The truth is that Obama cited the Supreme Leader when it was still a clever tactic to highlight Khamenei’s supposed concern over the tally. He stresses the Islamic republic because ALL sides see themselves as heirs to the legacy of 1979. The opposition shouts Allah-o Akbar from the rooftops. Hitchens doesn't really have any positive suggestions, just scorn for all things religious. If Obama took his advice he'd be a fool.

This article does drone on for a bit about the Iranian perceptions towards Britain, but once we get to the three points in the middle, he's really cooking. Any article with bullet points is about the bullets. Bullet number one:
There is nothing at all that any Western country can do to avoid the charge of intervening in Iran's internal affairs. The deep belief that everything—especially anything in English—is already and by definition an intervention is part of the very identity and ideology of the theocracy.
Gee, what does this pertain to? Is there someone who is using measured language about Iran so as not to appear meddlesome?

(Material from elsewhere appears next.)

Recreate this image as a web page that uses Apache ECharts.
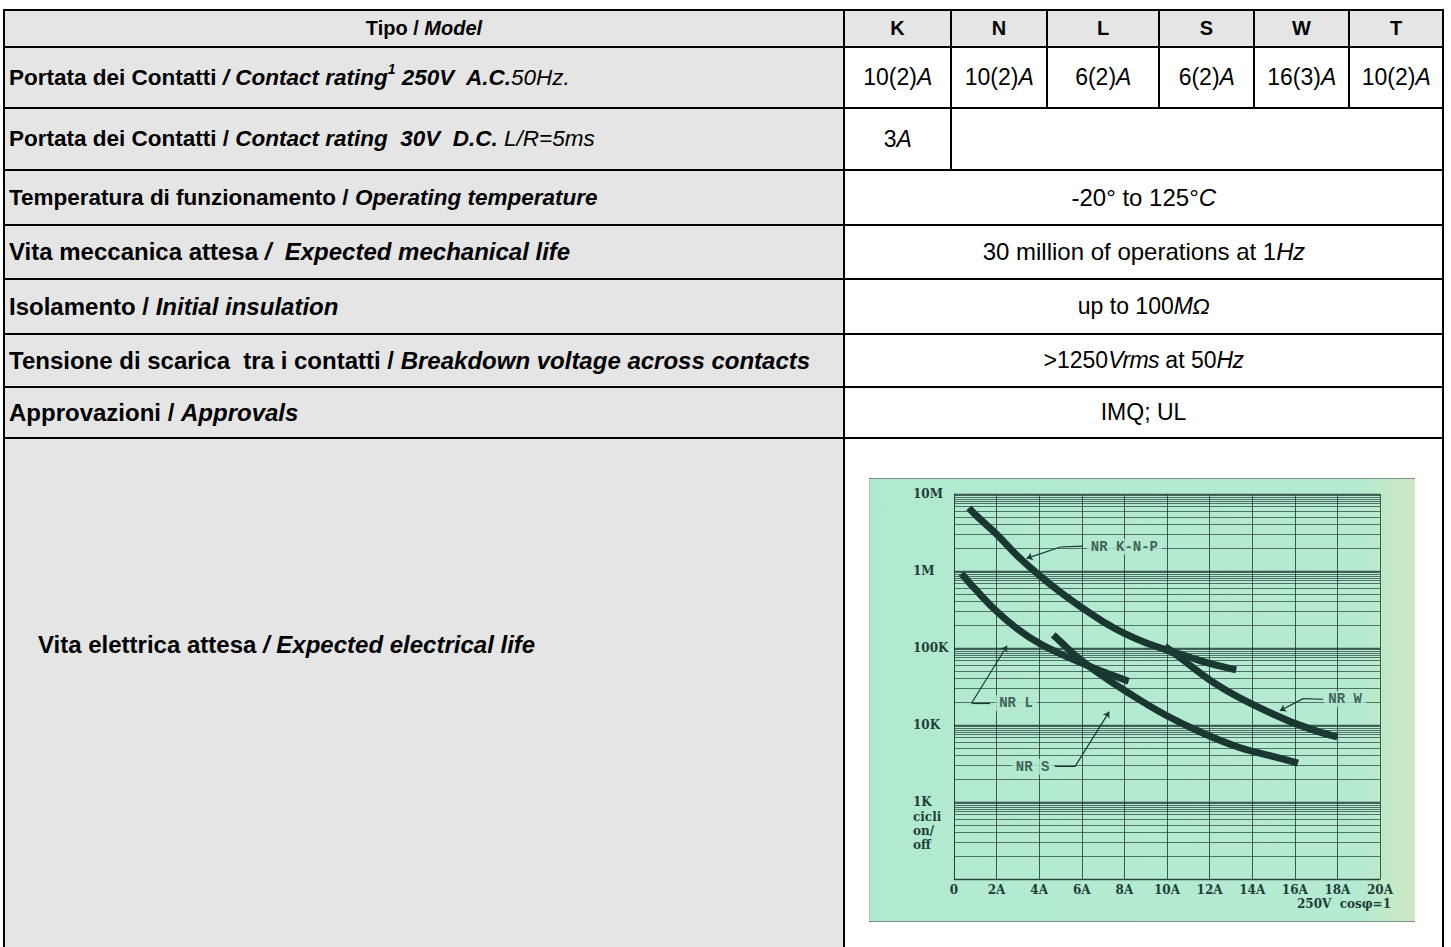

Point three is a straw man about how if people listened to writers and poets and not to only the clerics to gauge the mood in Iran, they wouldn't have been so surprised about the events unfolding. Speaking as someone who had a floating five dollar bet that there would be revolution in Iran, I don't recall Hitchens predicting this uprising based on some poem he'd read.

I don't equate CH with the right-wingers because he's bucking a liberal, though Obama's response would have probably been the same had he been a Republican. I suspicion his more overheated drumbeats because he's been a warmonger. I like some of his writing, when he's calm, but here, he's just saying he deplores the bad guys more than everyone else, and I don't think that passes for a real idea.